_What is needed_.
Write out the whole listing word for word.

_Extracted data_.
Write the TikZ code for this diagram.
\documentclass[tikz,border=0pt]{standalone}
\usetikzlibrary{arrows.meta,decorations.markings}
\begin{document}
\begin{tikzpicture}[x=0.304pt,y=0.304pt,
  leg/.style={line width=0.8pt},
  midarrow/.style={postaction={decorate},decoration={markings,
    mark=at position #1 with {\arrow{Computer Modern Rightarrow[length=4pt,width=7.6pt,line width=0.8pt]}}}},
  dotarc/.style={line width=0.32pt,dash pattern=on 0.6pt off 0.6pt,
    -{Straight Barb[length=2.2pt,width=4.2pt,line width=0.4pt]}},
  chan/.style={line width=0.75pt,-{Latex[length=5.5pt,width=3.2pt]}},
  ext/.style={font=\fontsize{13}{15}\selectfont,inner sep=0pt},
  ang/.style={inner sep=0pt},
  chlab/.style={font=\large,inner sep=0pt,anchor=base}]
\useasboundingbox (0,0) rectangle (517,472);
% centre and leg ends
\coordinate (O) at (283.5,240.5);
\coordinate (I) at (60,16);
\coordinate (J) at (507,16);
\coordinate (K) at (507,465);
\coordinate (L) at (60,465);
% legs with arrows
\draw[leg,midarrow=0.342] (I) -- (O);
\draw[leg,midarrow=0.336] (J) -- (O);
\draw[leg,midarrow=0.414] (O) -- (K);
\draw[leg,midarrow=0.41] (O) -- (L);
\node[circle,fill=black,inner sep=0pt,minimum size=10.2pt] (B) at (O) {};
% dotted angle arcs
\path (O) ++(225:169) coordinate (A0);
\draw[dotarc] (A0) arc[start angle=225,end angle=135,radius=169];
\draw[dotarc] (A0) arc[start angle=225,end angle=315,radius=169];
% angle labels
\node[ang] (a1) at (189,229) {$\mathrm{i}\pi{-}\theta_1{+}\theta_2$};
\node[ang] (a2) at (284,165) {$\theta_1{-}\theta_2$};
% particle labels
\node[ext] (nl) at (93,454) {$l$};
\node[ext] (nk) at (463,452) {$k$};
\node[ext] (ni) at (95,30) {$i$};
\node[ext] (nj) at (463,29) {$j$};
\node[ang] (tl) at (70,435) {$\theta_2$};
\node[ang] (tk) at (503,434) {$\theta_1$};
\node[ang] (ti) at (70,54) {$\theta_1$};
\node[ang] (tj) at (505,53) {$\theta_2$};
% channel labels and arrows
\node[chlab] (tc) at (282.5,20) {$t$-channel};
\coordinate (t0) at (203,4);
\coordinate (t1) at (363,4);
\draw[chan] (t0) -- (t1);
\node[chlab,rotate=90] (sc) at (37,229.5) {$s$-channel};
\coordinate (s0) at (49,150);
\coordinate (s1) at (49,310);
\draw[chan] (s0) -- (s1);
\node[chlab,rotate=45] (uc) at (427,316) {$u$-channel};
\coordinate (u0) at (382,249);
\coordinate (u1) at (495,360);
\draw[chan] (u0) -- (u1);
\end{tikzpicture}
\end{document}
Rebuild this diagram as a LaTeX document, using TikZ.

_Answer_.
Write the TikZ code for this diagram.
\documentclass[tikz,border=0pt]{standalone}
\usetikzlibrary{arrows.meta,decorations.markings}
\begin{document}
\begin{tikzpicture}[x=0.304pt,y=0.304pt,
  leg/.style={line width=0.8pt},
  midarrow/.style={postaction={decorate},decoration={markings,
    mark=at position #1 with {\arrow{Computer Modern Rightarrow[length=4pt,width=7.6pt,line width=0.8pt]}}}},
  dotarc/.style={line width=0.32pt,dash pattern=on 0.6pt off 0.6pt,
    -{Straight Barb[length=2.2pt,width=4.2pt,line width=0.4pt]}},
  chan/.style={line width=0.75pt,-{Latex[length=5.5pt,width=3.2pt]}},
  ext/.style={font=\fontsize{13}{15}\selectfont,inner sep=0pt},
  ang/.style={inner sep=0pt},
  chlab/.style={font=\large,inner sep=0pt,anchor=base}]
\useasboundingbox (0,0) rectangle (517,472);
% centre and leg ends
\coordinate (O) at (283.5,240.5);
\coordinate (I) at (60,16);
\coordinate (J) at (507,16);
\coordinate (K) at (507,465);
\coordinate (L) at (60,465);
% legs with arrows
\draw[leg,midarrow=0.342] (I) -- (O);
\draw[leg,midarrow=0.336] (J) -- (O);
\draw[leg,midarrow=0.414] (O) -- (K);
\draw[leg,midarrow=0.41] (O) -- (L);
\node[circle,fill=black,inner sep=0pt,minimum size=10.2pt] (B) at (O) {};
% dotted angle arcs
\path (O) ++(225:169) coordinate (A0);
\draw[dotarc] (A0) arc[start angle=225,end angle=135,radius=169];
\draw[dotarc] (A0) arc[start angle=225,end angle=315,radius=169];
% angle labels
\node[ang] (a1) at (189,229) {$\mathrm{i}\pi{-}\theta_1{+}\theta_2$};
\node[ang] (a2) at (284,165) {$\theta_1{-}\theta_2$};
% particle labels
\node[ext] (nl) at (93,454) {$l$};
\node[ext] (nk) at (463,452) {$k$};
\node[ext] (ni) at (95,30) {$i$};
\node[ext] (nj) at (463,29) {$j$};
\node[ang] (tl) at (70,435) {$\theta_2$};
\node[ang] (tk) at (503,434) {$\theta_1$};
\node[ang] (ti) at (70,54) {$\theta_1$};
\node[ang] (tj) at (505,53) {$\theta_2$};
% channel labels and arrows
\node[chlab] (tc) at (282.5,20) {$t$-channel};
\coordinate (t0) at (203,4);
\coordinate (t1) at (363,4);
\draw[chan] (t0) -- (t1);
\node[chlab,rotate=90] (sc) at (37,229.5) {$s$-channel};
\coordinate (s0) at (49,150);
\coordinate (s1) at (49,310);
\draw[chan] (s0) -- (s1);
\node[chlab,rotate=45] (uc) at (427,316) {$u$-channel};
\coordinate (u0) at (382,249);
\coordinate (u1) at (495,360);
\draw[chan] (u0) -- (u1);
\end{tikzpicture}
\end{document}
Rebuild this diagram as a LaTeX document, using TikZ.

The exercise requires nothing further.